Wendell Newton, the protagonist in Carter's second novel (after I Was Howard Hughes
), is a former editorial staffer at America's Farmer
and author (or so he says) of more than 70 stories, essays and reviews, and a forthcoming novel. He's also the founder, director and writer-in-residence of the Famous Writers School, a correspondence course advertised in the back pages of literary quarterlies. His students include a John Deere sales rep who writes gritty crime fiction and two women—a Pittsburgh "blues and torch" singer and a housewife given to sentence fragments—whose ambitions are less well-defined. The tractor salesman's talent makes Wendell's attitude toward him initially adversarial and eventually predatory, while Wendell's relationships with the two women quickly devolve into psychological gamesmanship.
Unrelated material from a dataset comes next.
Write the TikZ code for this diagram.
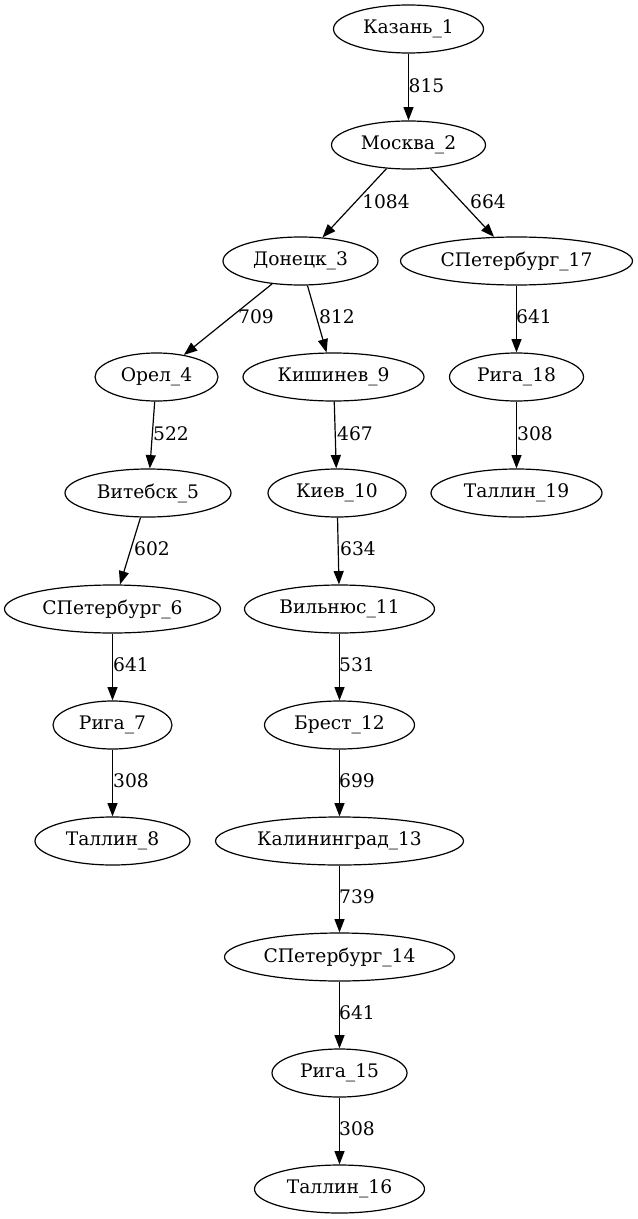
\documentclass[tikz,border=0pt]{standalone}
\usepackage{fontspec}
\setmainfont{DejaVu Serif}
\usetikzlibrary{shapes.geometric,arrows.meta}
\tikzset{
  city/.style={ellipse, draw, line width=0.9pt, inner sep=0pt, minimum height=36pt, minimum width=#1, font=\fontsize{14pt}{16pt}\selectfont},
  road/.style={draw, line width=0.9pt, -{Triangle[length=10pt,width=7.5pt]}},
  dist/.style={inner sep=0pt, font=\fontsize{14pt}{16pt}\selectfont}
}
\begin{document}
\begin{tikzpicture}[x=0.75pt,y=-0.75pt]
\useasboundingbox (0,0) rectangle (637,1219);
\node[city=112.5pt] (n1) at (408.5,29) {Казань\_1};
\node[city=115.5pt] (n2) at (408.5,145) {Москва\_2};
\node[city=116.25pt] (n3) at (300.5,261) {Донецк\_3};
\node[city=174pt] (n17) at (516.5,261) {СПетербург\_17};
\node[city=92.25pt] (n4) at (156.5,377) {Орел\_4};
\node[city=135.75pt] (n9) at (333.5,377) {Кишинев\_9};
\node[city=100.5pt] (n18) at (516.5,377) {Рига\_18};
\node[city=124.5pt] (n5) at (148,493) {Витебск\_5};
\node[city=103.5pt] (n10) at (337,493) {Киев\_10};
\node[city=128.25pt] (n19) at (516.5,493) {Таллин\_19};
\node[city=162pt] (n6) at (112.5,609) {СПетербург\_6};
\node[city=142.5pt] (n11) at (339.5,609) {Вильнюс\_11};
\node[city=89.25pt] (n7) at (112.5,725) {Рига\_7};
\node[city=112.5pt] (n12) at (339.5,725) {Брест\_12};
\node[city=116.25pt] (n8) at (112.5,841) {Таллин\_8};
\node[city=186pt] (n13) at (339.5,841) {Калининград\_13};
\node[city=172.5pt] (n14) at (339.5,957) {СПетербург\_14};
\node[city=101.25pt] (n15) at (339.5,1073) {Рига\_15};
\node[city=127.5pt] (n16) at (339.5,1189) {Таллин\_16};

\draw[road] (n1) -- (n2);
\draw[road] (n2) -- (n3);
\draw[road] (n2) -- (n17);
\draw[road] (n3) -- (n4);
\draw[road] (n3) -- (n9);
\draw[road] (n17) -- (n18);
\draw[road] (n4) -- (n5);
\draw[road] (n9) -- (n10);
\draw[road] (n18) -- (n19);
\draw[road] (n5) -- (n6);
\draw[road] (n10) -- (n11);
\draw[road] (n6) -- (n7);
\draw[road] (n11) -- (n12);
\draw[road] (n7) -- (n8);
\draw[road] (n12) -- (n13);
\draw[road] (n13) -- (n14);
\draw[road] (n14) -- (n15);
\draw[road] (n15) -- (n16);

\node[dist] (l1) at (426.5,86) {815};
\node[dist] (l2) at (386,202) {1084};
\node[dist] (l3) at (488,202) {664};
\node[dist] (l4) at (256,317) {709};
\node[dist] (l5) at (337,317) {812};
\node[dist] (l6) at (534,317) {641};
\node[dist] (l7) at (171,434) {522};
\node[dist] (l8) at (355,434) {467};
\node[dist] (l9) at (535,434) {308};
\node[dist] (l10) at (152,549) {602};
\node[dist] (l11) at (358,549) {634};
\node[dist] (l12) at (131,665) {641};
\node[dist] (l13) at (357,665) {531};
\node[dist] (l14) at (131,781) {308};
\node[dist] (l15) at (357,781) {699};
\node[dist] (l16) at (357,897) {739};
\node[dist] (l17) at (357,1013) {641};
\node[dist] (l18) at (357,1129) {308};
\end{tikzpicture}
\end{document}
Some of Wendell's writing advice is wryly humorous ("[E}very artist steals. However, when one steals, he must steal brilliantly"), but, as Wendell insists in Lesson Five, plot must always grow out of character, and it's here the novel stumbles. Though Wendell exerts a perverse charm on the reader as a lovable loser, his students, who exist entirely through their correspondence, are lightly sketched. The novel's rewards are nonetheless considerable. Carter has a terrific ear for the rumblings of the human ego and an intuitive sense of how fiction is often substituted for truth—and vice versa. (Oct.)